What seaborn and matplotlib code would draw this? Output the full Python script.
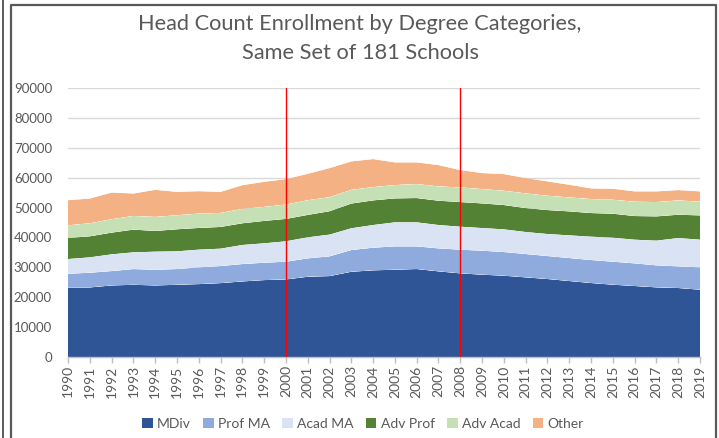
import numpy as np
import pandas as pd
import matplotlib
matplotlib.use("Agg")
import matplotlib.pyplot as plt
from matplotlib.lines import Line2D
from matplotlib.patches import Patch
import seaborn as sns
import seaborn.objects as so

years = list(range(1990, 2020))
categories = ["MDiv", "Prof MA", "Acad MA", "Adv Prof", "Adv Acad", "Other"]
mdiv = [23270, 23270, 23940, 24160, 23940, 24160, 24390, 24720, 25280, 25730,
        25950, 26850, 27070, 28520, 28990, 29210, 29430, 28650, 27980, 27540,
        27200, 26640, 26090, 25420, 24750, 24190, 23750, 23300, 23080, 22520]
prof_ma = [4580, 4920, 4810, 5260, 5250, 5260, 5590, 5710, 5820, 5810,
           5930, 6150, 6600, 7270, 7580, 7800, 7580, 7690, 7920, 8020,
           7920, 7810, 7690, 7690, 7690, 7690, 7580, 7360, 7240, 7470]
acad_ma = [4920, 5140, 5590, 5590, 6040, 5930, 5930, 5810, 6370, 6490,
           6820, 7040, 7270, 7270, 7580, 8030, 8030, 7810, 7690, 7580,
           7580, 7360, 7360, 7580, 7810, 8030, 7910, 8250, 9480, 9250]
adv_prof = [7050, 7050, 7270, 7610, 6940, 7380, 7270, 7270, 7270, 7500,
            7500, 7500, 7830, 8280, 8250, 8030, 8140, 8140, 8250, 8250,
            8140, 8020, 8020, 8030, 7910, 8030, 7920, 8140, 7800, 8140]
adv_acad = [4250, 4360, 4480, 4580, 4700, 4700, 4810, 4700, 4810, 4690,
            4810, 4920, 4700, 4590, 4460, 4460, 4680, 4790, 4900, 4800,
            4790, 4910, 4800, 4680, 4680, 4680, 4790, 4790, 4800, 4570]
other = [8390, 8280, 8940, 7500, 9060, 7830, 7490, 7050, 7940, 8390,
         8500, 8840, 9730, 9510, 9360, 7580, 7250, 7130, 5800, 5350,
         5570, 5130, 4790, 4240, 3570, 3680, 3460, 3570, 3450, 3460]
marker_years = [2000, 2008]
yticks = list(range(0, 90001, 10000))

series = [mdiv, prof_ma, acad_ma, adv_prof, adv_acad, other]
colors = ["#2F5597", "#8FAADC", "#DAE3F3", "#548235", "#C5E0B4", "#F4B183"]
palette = dict(zip(categories, colors))

df = pd.DataFrame({
    "Year": np.tile(years, len(categories)),
    "Category": np.repeat(categories, len(years)),
    "Count": np.concatenate(series),
})

sns.set_theme(style="white")
plt.rcParams["font.family"] = ["Lato", "DejaVu Sans"]

W, H = 719, 438
fig = plt.figure(figsize=(W / 100, H / 100), dpi=100)
fig.patch.set_facecolor("white")
ax = fig.add_axes([68 / W, (H - 357) / H, (700 - 68) / W, (357 - 88) / H])

(
    so.Plot(df, x="Year", y="Count", color="Category")
    .add(so.Area(alpha=1, edgewidth=0), so.Stack())
    .scale(color=so.Nominal(palette, order=categories))
    .on(ax)
    .plot()
)
fig.legends.clear()

gray = "#595959"
ax.set_xlim(1990, 2019)
ax.set_ylim(0, 90000)
ax.set_yticks(yticks)
ax.set_yticklabels([str(v) for v in yticks], color=gray, fontsize=9.5)
ax.set_xticks(years)
ax.set_xticklabels([str(y) for y in years], rotation=90, color=gray, fontsize=10)
ax.set_xlabel("")
ax.set_ylabel("")
ax.grid(axis="y", color="#D9D9D9", lw=1)
ax.grid(axis="x", visible=False)
ax.set_axisbelow(True)
for s in ["top", "right", "left"]:
    ax.spines[s].set_visible(False)
ax.spines["bottom"].set_visible(True)
ax.spines["bottom"].set_color("#BFBFBF")
ax.spines["bottom"].set_linewidth(1)
ax.tick_params(axis="x", length=4, color="#BFBFBF", width=1, pad=2, bottom=True)
ax.tick_params(axis="y", length=0, pad=11.5)

for xv in marker_years:
    ax.axvline(xv, color="red", lw=1, zorder=5)

fig.text(360 / W, 1 - 24 / H, "Head Count Enrollment by Degree Categories,",
         ha="center", va="center", fontsize=15.7, color=gray)
fig.text(360 / W, 1 - 53 / H, "Same Set of 181 Schools",
         ha="center", va="center", fontsize=15.7, color=gray)

handles = [Patch(facecolor=c, edgecolor="none") for c in colors]
fig.legend(handles, categories, loc="center", bbox_to_anchor=(363 / W, 1 - 424 / H),
           ncol=6, frameon=False, fontsize=10, labelcolor=gray,
           handlelength=0.75, handleheight=0.75, handletextpad=0.3, columnspacing=0.9)

# chart frame lines
fig.add_artist(Line2D([3 / W, 3 / W], [0, 1], transform=fig.transFigure, color="#404040", lw=1.2))
fig.add_artist(Line2D([11 / W, 11 / W, 716 / W, 716 / W], [0, 1 - 5 / H, 1 - 5 / H, 0],
                      transform=fig.transFigure, color="#595959", lw=1.6))

fig.savefig("out.png", dpi=100)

_ _ _

■ Set task ■
List all lines in the material containing the string "seaborn".

■ Exercise answer ■
What seaborn and matplotlib code would draw this? Output the full Python script.
import seaborn as sns
import seaborn.objects as so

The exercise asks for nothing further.